Sönmez did a beautiful job capturing depression and anxiety, creating a labyrinth of mirrors, where you can see your own face looking at you from every page. If you’ve struggled with your mental health, you’ll recognise yourself in Boratin, you’ll feel his frustration with the world that surrounds him, the forever-repeating patterns, the people who mean well, but end up doing more harm than good because they just don’t understand your struggle. You’ll feel the burden of other people’s expectations settling on your shoulders. The desperate need to find your own way, your own place, your own self. Am I my brain, or is my brain me? What makes me who I am?

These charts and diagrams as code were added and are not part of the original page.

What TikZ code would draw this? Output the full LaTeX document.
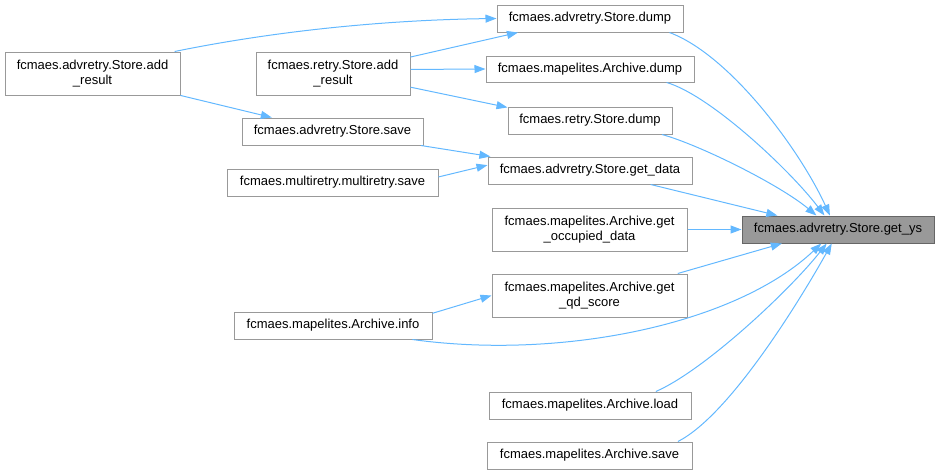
\documentclass[tikz,border=0pt]{standalone}
\usepackage{fontspec}
\setmainfont{Liberation Sans}
\usetikzlibrary{arrows.meta}
\definecolor{edgeblue}{HTML}{63B8FF}
\definecolor{boxgray}{HTML}{999999}
\definecolor{boxdark}{HTML}{666666}

\begin{document}
\begin{tikzpicture}[x = 1pt, y = -1pt,
        fn/.style = {draw = boxgray, line width = 1pt, fill = white, inner sep = 0pt, align = center,
            font = \fontsize{13}{15.7}\selectfont},
        hl/.style = {fn, draw = boxdark, fill = boxgray},
        call/.style = {draw = edgeblue, line width = 1pt, -{Triangle[length = 11pt, width = 8pt]}}]
                \useasboundingbox (0,0) rectangle (940,475);
                % callers, left column
                \node[fn, minimum width = 175pt, minimum height = 43pt](aadd)at(92.5,73.5){fcmaes.advretry.Store.add\\\_result};
                \node[fn, minimum width = 154pt, minimum height = 43pt](radd)at(333,73.5){fcmaes.retry.Store.add\\\_result};
                \node[fn, minimum width = 181pt, minimum height = 27pt](asave)at(332.5,131.5){fcmaes.advretry.Store.save};
                \node[fn, minimum width = 211pt, minimum height = 27pt](msave)at(332.5,182.5){fcmaes.multiretry.multiretry.save};
                \node[fn, minimum width = 198pt, minimum height = 27pt](info)at(333,325.5){fcmaes.mapelites.Archive.info};
                % callers, middle column
                \node[fn, minimum width = 186pt, minimum height = 27pt](adump)at(590,18.5){fcmaes.advretry.Store.dump};
                \node[fn, minimum width = 208pt, minimum height = 26pt](mdump)at(590,69){fcmaes.mapelites.Archive.dump};
                \node[fn, minimum width = 164pt, minimum height = 27pt](rdump)at(590,120.5){fcmaes.retry.Store.dump};
                \node[fn, minimum width = 204pt, minimum height = 27pt](getdata)at(590,170.5){fcmaes.advretry.Store.get\_data};
                \node[fn, minimum width = 195pt, minimum height = 43pt](occ)at(589.5,229.5){fcmaes.mapelites.Archive.get\\\_occupied\_data};
                \node[fn, minimum width = 195pt, minimum height = 43pt](qd)at(589.5,295.5){fcmaes.mapelites.Archive.get\\\_qd\_score};
                \node[fn, minimum width = 202pt, minimum height = 27pt](load)at(590,405.5){fcmaes.mapelites.Archive.load};
                \node[fn, minimum width = 205pt, minimum height = 27pt](save)at(589.5,455.5){fcmaes.mapelites.Archive.save};
                % the function itself
                \node[hl, minimum width = 192pt, minimum height = 27pt](ys)at(838,229.5){fcmaes.advretry.Store.get\_ys};
                % calls among the callers
                \path[draw, call](aadd.15) .. controls (270,32) and (380,20) .. (adump.west);
                \path[draw, call](radd.12)to(adump.191);
                \path[draw, call](radd.3)to(mdump.west);
                \path[draw, call](radd.350)to(rdump.171);
                \path[draw, call](aadd.346)to(asave.167);
                \path[draw, call](asave.351)to(getdata.172);
                \path[draw, call](msave.3)to(getdata.177);
                \path[draw, call](info.7)to(qd.west);
                % calls into get_ys
                \path[draw, call](adump.350) .. controls (730,55) and (800,150) .. (ys.120);
                \path[draw, call](mdump.350) .. controls (710,95) and (790,170) .. (ys.134);
                \path[draw, call](rdump.349) .. controls (700,145) and (780,185) .. (ys.147);
                \path[draw, call](getdata.347)to(ys.167);
                \path[draw, call](occ.east)to(ys.west);
                \path[draw, call](qd.14)to(ys.194);
                \path[draw, call](info.350) .. controls (560,360) and (735,325) .. (ys.220);
                \path[draw, call](load.12) .. controls (705,370) and (790,290) .. (ys.231);
                \path[draw, call](save.9) .. controls (730,415) and (800,300) .. (ys.246);
            \end{tikzpicture}
\end{document}
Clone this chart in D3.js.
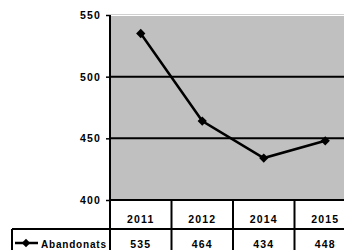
<!DOCTYPE html>
<html>
<head>
<meta charset="utf-8">
<script src="https://cdn.jsdelivr.net/npm/d3@7"></script>
<style>
  body { margin: 0; background: #fff; }
  text { font-family: "Liberation Sans", Arial, sans-serif; font-weight: bold; fill: #000; }
</style>
</head>
<body>
<svg id="chart" width="344" height="250"></svg>
<script>
const years = ["2011", "2012", "2014", "2015"];
const values = [535, 464, 434, 448];
const yTicks = [400, 450, 500, 550];
const seriesName = "Abandonats";

const svg = d3.select("#chart");
const plot = { left: 110, right: 356, top: 15, bottom: 200 };
const rowH = 29;

const x = d3.scaleBand().domain(years).range([plot.left, plot.right]);
const y = d3.scaleLinear().domain([400, 550]).range([plot.bottom, plot.top]);

const data = years.map((yr, i) => ({ year: yr, value: values[i] }));

// plot background
svg.append("rect")
  .attr("x", plot.left)
  .attr("y", plot.top + 1)
  .attr("width", plot.right - plot.left)
  .attr("height", plot.bottom - plot.top - 1)
  .attr("fill", "#c0c0c0");

svg.append("line")
  .attr("x1", plot.left).attr("x2", plot.right)
  .attr("y1", plot.top - 0.5).attr("y2", plot.top - 0.5)
  .attr("stroke", "#d0d0d0")
  .attr("stroke-width", 1);

// y axis with gridlines
const yAxis = d3.axisLeft(y).tickValues(yTicks).tickSize(4).tickPadding(3);
function customYAxis(s) {
  s.call(yAxis);
  s.select(".domain").remove();
  s.selectAll(".tick line").attr("stroke", "#000").attr("stroke-width", 1.5);
  s.selectAll(".tick text")
    .attr("font-size", 10.5)
    .attr("letter-spacing", 1.2)
    .attr("dx", -2)
    .attr("fill", "#000");
}
svg.append("g")
  .attr("transform", `translate(${plot.left}, 0)`)
  .call(customYAxis);

svg.append("g")
  .selectAll("line")
  .data(yTicks.filter(t => t > 400 && t < 550))
  .join("line")
  .attr("x1", plot.left).attr("x2", plot.right)
  .attr("y1", d => y(d)).attr("y2", d => y(d))
  .attr("stroke", "#000")
  .attr("stroke-width", 2);

// data table
const tableTop = plot.bottom;
const legendLeft = 12;
const tbl = svg.append("g");

tbl.append("line")
  .attr("x1", plot.left).attr("x2", plot.right)
  .attr("y1", tableTop).attr("y2", tableTop)
  .attr("stroke", "#000").attr("stroke-width", 2);
tbl.append("line")
  .attr("x1", legendLeft).attr("x2", plot.right)
  .attr("y1", tableTop + rowH).attr("y2", tableTop + rowH)
  .attr("stroke", "#000").attr("stroke-width", 2);
tbl.append("line")
  .attr("x1", legendLeft).attr("x2", legendLeft)
  .attr("y1", tableTop + rowH).attr("y2", 260)
  .attr("stroke", "#000").attr("stroke-width", 2);

tbl.selectAll(".col")
  .data(years.slice(1))
  .join("line")
  .attr("class", "col")
  .attr("x1", d => x(d)).attr("x2", d => x(d))
  .attr("y1", tableTop).attr("y2", 260)
  .attr("stroke", "#000").attr("stroke-width", 2);

tbl.selectAll(".hdr")
  .data(years)
  .join("text")
  .attr("class", "hdr")
  .attr("x", d => x(d) + x.bandwidth() / 2)
  .attr("y", tableTop + 23)
  .attr("text-anchor", "middle")
  .attr("font-size", 10.5)
  .attr("letter-spacing", 1.2)
  .text(d => d);

tbl.selectAll(".val")
  .data(data)
  .join("text")
  .attr("class", "val")
  .attr("x", d => x(d.year) + x.bandwidth() / 2)
  .attr("y", tableTop + rowH + 19)
  .attr("text-anchor", "middle")
  .attr("font-size", 10.5)
  .attr("letter-spacing", 1.2)
  .text(d => d.value);

// legend key
const legY = tableTop + rowH + 14;
tbl.append("line")
  .attr("x1", 15).attr("x2", 38)
  .attr("y1", legY).attr("y2", legY)
  .attr("stroke", "#000").attr("stroke-width", 2.5);
tbl.append("path")
  .attr("d", d3.symbol(d3.symbolDiamond2, 45)())
  .attr("transform", `translate(26, ${legY})`)
  .attr("fill", "#000");
tbl.append("text")
  .attr("x", 41)
  .attr("y", tableTop + rowH + 19)
  .attr("font-size", 10)
  .attr("letter-spacing", 0.8)
  .text(seriesName);

// vertical axis line
svg.append("line")
  .attr("x1", plot.left).attr("x2", plot.left)
  .attr("y1", plot.top).attr("y2", 260)
  .attr("stroke", "#000").attr("stroke-width", 2);

// series line
const valueline = d3.line()
  .x(d => x(d.year) + x.bandwidth() / 2)
  .y(d => y(d.value));

svg.append("path")
  .datum(data)
  .attr("d", valueline)
  .attr("fill", "none")
  .attr("stroke", "#000")
  .attr("stroke-width", 2.5);

svg.selectAll(".dot")
  .data(data)
  .join("path")
  .attr("class", "dot")
  .attr("d", d3.symbol(d3.symbolDiamond2, 55)())
  .attr("transform", d => `translate(${x(d.year) + x.bandwidth() / 2}, ${y(d.value)})`)
  .attr("fill", "#000");
</script>
</body>
</html>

Another thing that Sönmez excels in is his ability to show the ugly truth of modern politics. For Boratin past and present are all the same – is this the last sultan he’s looking at, or is it Erdoğan? Haydarpaşa is burning, but in what year? 1917? 2010? Is this the Young Turks revolting, or is it just the Gezi protests? Or is it all the same thing, history repeating itself time and time over? Is it possible to move on, without repeating the old mistakes?

For me, Labyrinth is more of a mirror than it is a story, a mirror reflected within a mirror, within a mirror, within a mirror. But there’s a way out of every maze, there are hope and self-discovery at the end of it, and a white blank page waiting to be filled by you, by me, by Boratin.